For nights where a quick dinner is called for, a stir-fry is almost always the answer. The bonus of such a dish is you can throw just about anything in it from the fridge, using up the last of the left overs and the vegetables that aren’t quite as firm as they perhaps could be!
I love this recipe for the very reason it can be prepped, cooked and on the table within half an hour after swim club or footy training. Save even more time by slicing your vegetables the night before or in the morning so they’re primed for action as soon as you’re ready to start!
There’s nothing fancy in this recipe either, it can all generally be found inside your fridge and pantry – just add chicken for a delicious meal. It’s saucy, so my kids love it served with fluffy basmati rice to soak up the sweet flavour, but I think it’s just as delicious with big thick hokkien noodles stirred through it.
500 – 600g skinless chicken breast (2 large breasts), cut into thin 2cm strips
1/4 cup plain flour
1 cup chicken stock
1/4 cup honey
1/4 cup light soy sauce
1/2 tablespoon fresh ginger (peeled and grated)
2 medium garlic cloves, grated
2 tablespoons olive oil
6 cups broccoli florets
300g mushrooms, sliced
3 spring onions (plus one extra for garnishing), sliced
1 red capsicum, sliced
1 green capsicum, sliced
handful bean sprouts
Any other vegetables you desire!
*sesame seeds or cashew nuts to garnish
- If you’re using rice or noodles – get them started now or you’ll be waiting around for them to cook and your stir fry will turn gluggy!

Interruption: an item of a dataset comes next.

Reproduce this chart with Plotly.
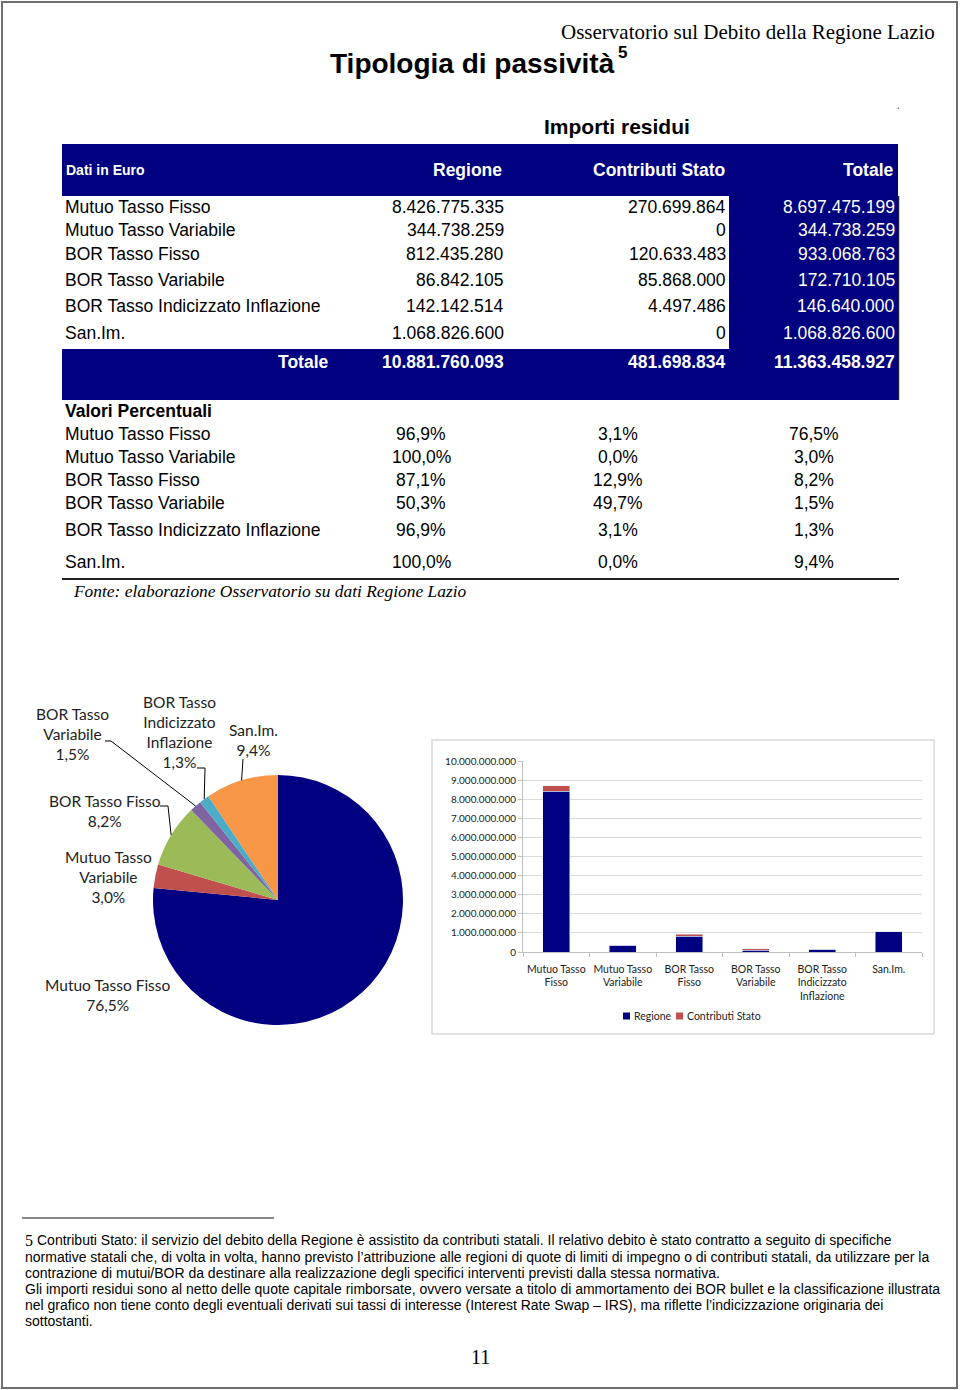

- In a medium bowl, toss chicken breast strips with the flour until evenly coated. Pick out the chicken and set aside on a separate plate, leaving the remaining flour in the bowl to use for the stir-fry sauce.
- To make the sauce, in the bowl with the remaining flour, add the chicken stock, honey, light soy sauce, grated ginger, grated garlic and whisk together until smooth. Set aside.
- Heat a wok or large fry pan on medium heat and add one tablespoon of olive oil. Once oil is hot, add the chicken pieces and try to spread out evenly (can be easier said than done in a wok). Let the chicken sit for a minute or so before stirring, then continue to cook for five minutes or until lightly browned. Remove the chicken from the pan and set aside.
- Add another tablespoon of oil to the same pan and allow to heat back up. Add your vegetables to the pan and stir fry for four to five minutes, or until mushrooms are softened and broccoli is crisp but tender to the bite.
- Stir the sauce again in the bowl and pour it over your hot vegetables in the pan. Bring to a boil over medium heat, stirring constantly. Let it simmer for a couple of minutes and then return your chicken to the pan. Cook for another minute to heat through. Add extra sliced spring onions, a sprinkle of sesame seeds or a handful of cashews (or all three) to garnish and finish off and you’re ready to eat!
A much loved recipe plucked from Natasha’s Kitchen, there’s plenty of room for you to put your personal stamp on it! This recipe serves five comfortably when served with rice.